Poète et chrétien. — Voyage au Parnasse. — Les poètes.

En sortant du palais des Cortès, je me suis arrêté en face de la statue de Cervantes. C’est une œuvre assez médiocre ; mais le sculpteur a su mettre sur les lèvres du poète le sourire amer que devait avoir ce grand moqueur un peu misanthrope.

Quand je lis ses œuvres, il me rappelle Molière par sa verve, son esprit, sa gaité, sa profonde connaissance du cœur humain, et aussi, malheureusement, par la crudité révoltante de certains récits et tableaux. Mais s’il a commis quelques-unes des fautes de Molière, il a su se les faire pardonner en souffrant et combattant pour sa foi.

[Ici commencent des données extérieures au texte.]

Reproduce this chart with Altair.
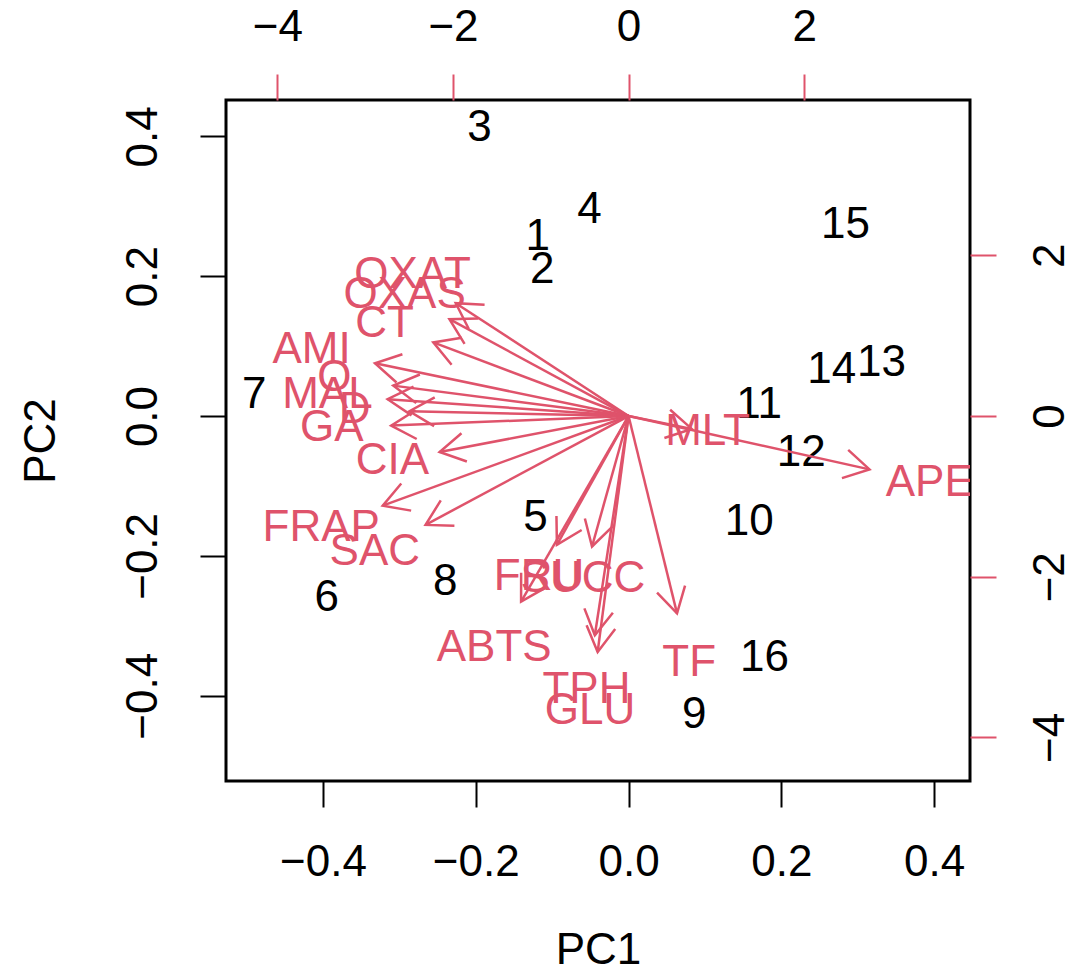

S’il a adressé parfois des paroles bien dures aux prêtres, s’il a tourné souvent les moines en ridicule, il n’en a pas moins cru à l’Église avec toute la fermeté d’un vrai chrétien. Il a pris les armes pour sa défense, il s’est battu comme un héros à Lépante, et il y a perdu un bras ; il a subi plusieurs années de dure captivité chez les Maures, à Alger. L’Église n’a pas oublié ces grandes actions, et aujourd’hui encore elle prie pour lui.